- **EXERCISE GOAL**: Every line of the material is to be quoted verbatim, minus the pictures.

(begin)

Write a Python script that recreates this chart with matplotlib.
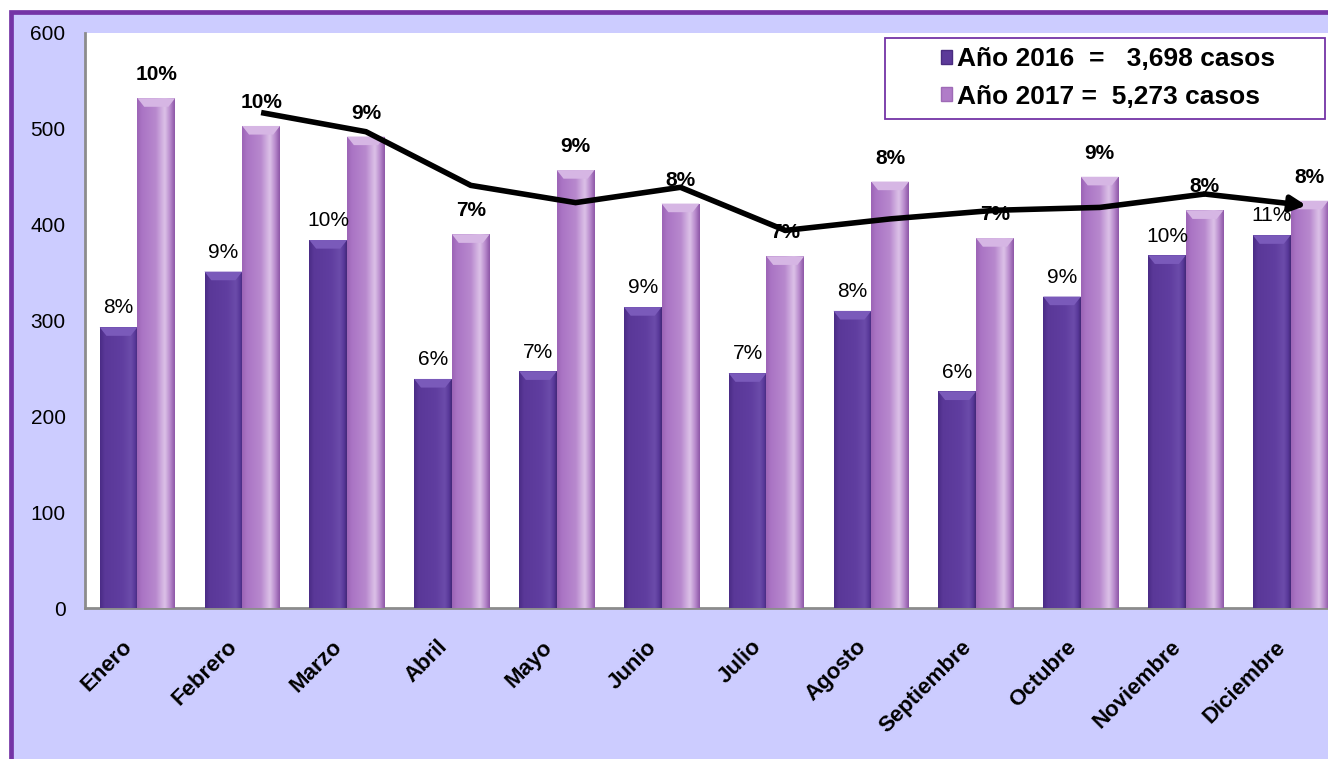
import matplotlib
matplotlib.use("Agg")
import matplotlib.pyplot as plt
from matplotlib.patches import Rectangle, Polygon
from matplotlib.colors import LinearSegmentedColormap
import numpy as np

plt.rcParams['font.family'] = ['Liberation Sans', 'DejaVu Sans']

months = ["Enero", "Febrero", "Marzo", "Abril", "Mayo", "Junio", "Julio",
          "Agosto", "Septiembre", "Octubre", "Noviembre", "Diciembre"]
cases_2016 = [293, 351, 384, 239, 247, 314, 245, 310, 226, 325, 368, 389]
cases_2017 = [532, 503, 492, 390, 457, 422, 367, 445, 386, 450, 415, 425]
pct_2016 = ["8%", "9%", "10%", "6%", "7%", "9%", "7%", "8%", "6%", "9%", "10%", "11%"]
pct_2017 = ["10%", "10%", "9%", "7%", "9%", "8%", "7%", "8%", "7%", "9%", "8%", "8%"]
# trend line (2-period moving average as drawn), starting at Febrero
trend_vals = [517, 497, 441, 423, 439, 394, 406, 415, 418, 432, 420]
legend_labels = ["Año 2016  =   3,698 casos", "Año 2017 =  5,273 casos"]
yticks = [0, 100, 200, 300, 400, 500, 600]

W, H = 1328, 759
fig = plt.figure(figsize=(W / 100, H / 100), dpi=100)
fig.patch.set_facecolor("white")

# lavender background with purple border
bg = Rectangle((10.5 / W, -0.05), 1.1, (H - 12) / H + 0.05, transform=fig.transFigure,
               facecolor="#CCCCFF", edgecolor="#7434A6", linewidth=3.4, zorder=-10)
fig.patches.append(bg)

ax = fig.add_axes([85 / W, 151 / H, (1343 - 85) / W, 575 / H])
ax.set_facecolor("white")

x = np.arange(len(months))
bw = 0.36
c16 = "#5C3A99"
c17 = "#B07CC8"
b16 = ax.bar(x - bw / 2, cases_2016, bw, color=c16, edgecolor="none", zorder=2)
b17 = ax.bar(x + bw / 2, cases_2017, bw, color=c17, edgecolor="none", zorder=2)

cm16 = LinearSegmentedColormap.from_list("g16", [
    (0.0, "#4A2C86"), (0.12, "#5A3898"), (0.6, "#603EA0"), (0.82, "#6C4CAA"),
    (0.93, "#58389A"), (1.0, "#432878")])
cm17 = LinearSegmentedColormap.from_list("g17", [
    (0.0, "#9C64B6"), (0.12, "#AA74C4"), (0.5, "#B889CE"), (0.74, "#DCC2E8"),
    (0.88, "#B98BCD"), (1.0, "#8E58A8")])
grad = np.linspace(0, 1, 64).reshape(1, -1)
for bars, cm, cap in ((b16, cm16, "#7A5ABA"), (b17, cm17, "#D6B6E4")):
    for b in bars:
        x0, w, h = b.get_x(), b.get_width(), b.get_height()
        im = ax.imshow(grad, cmap=cm, aspect="auto", extent=(x0, x0 + w, 0, h),
                       zorder=3, interpolation="bicubic")
        im.set_clip_path(b)
        # bevelled top cap
        d = 0.18 * w
        ax.add_patch(Polygon([(x0, h), (x0 + w, h), (x0 + w - d, h - 9), (x0 + d, h - 9)],
                             closed=True, facecolor=cap, edgecolor="none", zorder=4))
ax.set_aspect("auto")

for i in range(len(months)):
    ax.annotate(pct_2016[i], (x[i] - bw / 2, cases_2016[i]), xytext=(0, 7),
                textcoords="offset points", ha="center", va="bottom", fontsize=15, zorder=5)
    ax.annotate(pct_2017[i], (x[i] + bw / 2, cases_2017[i]), xytext=(0, 10),
                textcoords="offset points", ha="center", va="bottom", fontsize=15,
                fontweight="bold", zorder=5)

tx = x[1:] + bw / 2
ax.plot(tx[:-1], trend_vals[:-1], color="black", lw=4, zorder=6, solid_capstyle="butt",
        solid_joinstyle="miter")
ax.annotate("", xy=(tx[-1] - 0.03, trend_vals[-1]), xytext=(tx[-2], trend_vals[-2]),
            arrowprops=dict(arrowstyle="-|>,head_length=0.9,head_width=0.45",
                            color="black", lw=4, shrinkA=0, shrinkB=0), zorder=6)

ax.set_xlim(-0.5, len(months) - 0.5)
ax.set_ylim(0, 600)
ax.set_yticks(yticks)
ax.set_yticklabels([str(v) for v in yticks], fontsize=15)
ax.tick_params(axis="y", length=0, pad=14)
ax.tick_params(axis="x", length=0)
ax.set_xticks(x)
ax.set_xticklabels([])
for i, m in enumerate(months):
    ax.annotate(m, (x[i], 0), xytext=(-11, -20.5), textcoords="offset points",
                rotation=45, ha="right", va="top", rotation_mode="anchor",
                fontsize=16, fontweight="bold", annotation_clip=False)

for s in ("top", "right"):
    ax.spines[s].set_visible(False)
ax.spines["left"].set_color("#8C8C8C")
ax.spines["bottom"].set_color("#8C8C8C")
ax.spines["left"].set_linewidth(2)
ax.spines["bottom"].set_linewidth(2)

# legend box
fig.patches.append(Rectangle((885 / W, 1 - 119 / H), (1325 - 885) / W, 81 / H,
                             transform=fig.transFigure, facecolor="white",
                             edgecolor="#7434A6", linewidth=1.3, zorder=10))
handles = [Rectangle((0, 0), 1, 1, facecolor=c16, edgecolor="#4A2C80"),
           Rectangle((0, 0), 1, 1, facecolor=c17, edgecolor="#9E6AB6")]
leg = fig.legend(handles, legend_labels, loc="center left", bbox_to_anchor=(928 / W, 1 - 78 / H),
                 frameon=False, prop=dict(size=19, weight="bold"), handlelength=0.4,
                 handleheight=0.45, handletextpad=0.2, labelspacing=0.5, borderpad=0)
leg.set_zorder(11)

fig.savefig("out.png", dpi=100)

(end)

- **TASK OUTPUT**:
Write a Python script that recreates this chart with matplotlib.
import matplotlib
matplotlib.use("Agg")
import matplotlib.pyplot as plt
from matplotlib.patches import Rectangle, Polygon
from matplotlib.colors import LinearSegmentedColormap
import numpy as np

plt.rcParams['font.family'] = ['Liberation Sans', 'DejaVu Sans']

months = ["Enero", "Febrero", "Marzo", "Abril", "Mayo", "Junio", "Julio",
          "Agosto", "Septiembre", "Octubre", "Noviembre", "Diciembre"]
cases_2016 = [293, 351, 384, 239, 247, 314, 245, 310, 226, 325, 368, 389]
cases_2017 = [532, 503, 492, 390, 457, 422, 367, 445, 386, 450, 415, 425]
pct_2016 = ["8%", "9%", "10%", "6%", "7%", "9%", "7%", "8%", "6%", "9%", "10%", "11%"]
pct_2017 = ["10%", "10%", "9%", "7%", "9%", "8%", "7%", "8%", "7%", "9%", "8%", "8%"]
# trend line (2-period moving average as drawn), starting at Febrero
trend_vals = [517, 497, 441, 423, 439, 394, 406, 415, 418, 432, 420]
legend_labels = ["Año 2016  =   3,698 casos", "Año 2017 =  5,273 casos"]
yticks = [0, 100, 200, 300, 400, 500, 600]

W, H = 1328, 759
fig = plt.figure(figsize=(W / 100, H / 100), dpi=100)
fig.patch.set_facecolor("white")

# lavender background with purple border
bg = Rectangle((10.5 / W, -0.05), 1.1, (H - 12) / H + 0.05, transform=fig.transFigure,
               facecolor="#CCCCFF", edgecolor="#7434A6", linewidth=3.4, zorder=-10)
fig.patches.append(bg)

ax = fig.add_axes([85 / W, 151 / H, (1343 - 85) / W, 575 / H])
ax.set_facecolor("white")

x = np.arange(len(months))
bw = 0.36
c16 = "#5C3A99"
c17 = "#B07CC8"
b16 = ax.bar(x - bw / 2, cases_2016, bw, color=c16, edgecolor="none", zorder=2)
b17 = ax.bar(x + bw / 2, cases_2017, bw, color=c17, edgecolor="none", zorder=2)

cm16 = LinearSegmentedColormap.from_list("g16", [
    (0.0, "#4A2C86"), (0.12, "#5A3898"), (0.6, "#603EA0"), (0.82, "#6C4CAA"),
    (0.93, "#58389A"), (1.0, "#432878")])
cm17 = LinearSegmentedColormap.from_list("g17", [
    (0.0, "#9C64B6"), (0.12, "#AA74C4"), (0.5, "#B889CE"), (0.74, "#DCC2E8"),
    (0.88, "#B98BCD"), (1.0, "#8E58A8")])
grad = np.linspace(0, 1, 64).reshape(1, -1)
for bars, cm, cap in ((b16, cm16, "#7A5ABA"), (b17, cm17, "#D6B6E4")):
    for b in bars:
        x0, w, h = b.get_x(), b.get_width(), b.get_height()
        im = ax.imshow(grad, cmap=cm, aspect="auto", extent=(x0, x0 + w, 0, h),
                       zorder=3, interpolation="bicubic")
        im.set_clip_path(b)
        # bevelled top cap
        d = 0.18 * w
        ax.add_patch(Polygon([(x0, h), (x0 + w, h), (x0 + w - d, h - 9), (x0 + d, h - 9)],
                             closed=True, facecolor=cap, edgecolor="none", zorder=4))
ax.set_aspect("auto")

for i in range(len(months)):
    ax.annotate(pct_2016[i], (x[i] - bw / 2, cases_2016[i]), xytext=(0, 7),
                textcoords="offset points", ha="center", va="bottom", fontsize=15, zorder=5)
    ax.annotate(pct_2017[i], (x[i] + bw / 2, cases_2017[i]), xytext=(0, 10),
                textcoords="offset points", ha="center", va="bottom", fontsize=15,
                fontweight="bold", zorder=5)

tx = x[1:] + bw / 2
ax.plot(tx[:-1], trend_vals[:-1], color="black", lw=4, zorder=6, solid_capstyle="butt",
        solid_joinstyle="miter")
ax.annotate("", xy=(tx[-1] - 0.03, trend_vals[-1]), xytext=(tx[-2], trend_vals[-2]),
            arrowprops=dict(arrowstyle="-|>,head_length=0.9,head_width=0.45",
                            color="black", lw=4, shrinkA=0, shrinkB=0), zorder=6)

ax.set_xlim(-0.5, len(months) - 0.5)
ax.set_ylim(0, 600)
ax.set_yticks(yticks)
ax.set_yticklabels([str(v) for v in yticks], fontsize=15)
ax.tick_params(axis="y", length=0, pad=14)
ax.tick_params(axis="x", length=0)
ax.set_xticks(x)
ax.set_xticklabels([])
for i, m in enumerate(months):
    ax.annotate(m, (x[i], 0), xytext=(-11, -20.5), textcoords="offset points",
                rotation=45, ha="right", va="top", rotation_mode="anchor",
                fontsize=16, fontweight="bold", annotation_clip=False)

for s in ("top", "right"):
    ax.spines[s].set_visible(False)
ax.spines["left"].set_color("#8C8C8C")
ax.spines["bottom"].set_color("#8C8C8C")
ax.spines["left"].set_linewidth(2)
ax.spines["bottom"].set_linewidth(2)

# legend box
fig.patches.append(Rectangle((885 / W, 1 - 119 / H), (1325 - 885) / W, 81 / H,
                             transform=fig.transFigure, facecolor="white",
                             edgecolor="#7434A6", linewidth=1.3, zorder=10))
handles = [Rectangle((0, 0), 1, 1, facecolor=c16, edgecolor="#4A2C80"),
           Rectangle((0, 0), 1, 1, facecolor=c17, edgecolor="#9E6AB6")]
leg = fig.legend(handles, legend_labels, loc="center left", bbox_to_anchor=(928 / W, 1 - 78 / H),
                 frameon=False, prop=dict(size=19, weight="bold"), handlelength=0.4,
                 handleheight=0.45, handletextpad=0.2, labelspacing=0.5, borderpad=0)
leg.set_zorder(11)

fig.savefig("out.png", dpi=100)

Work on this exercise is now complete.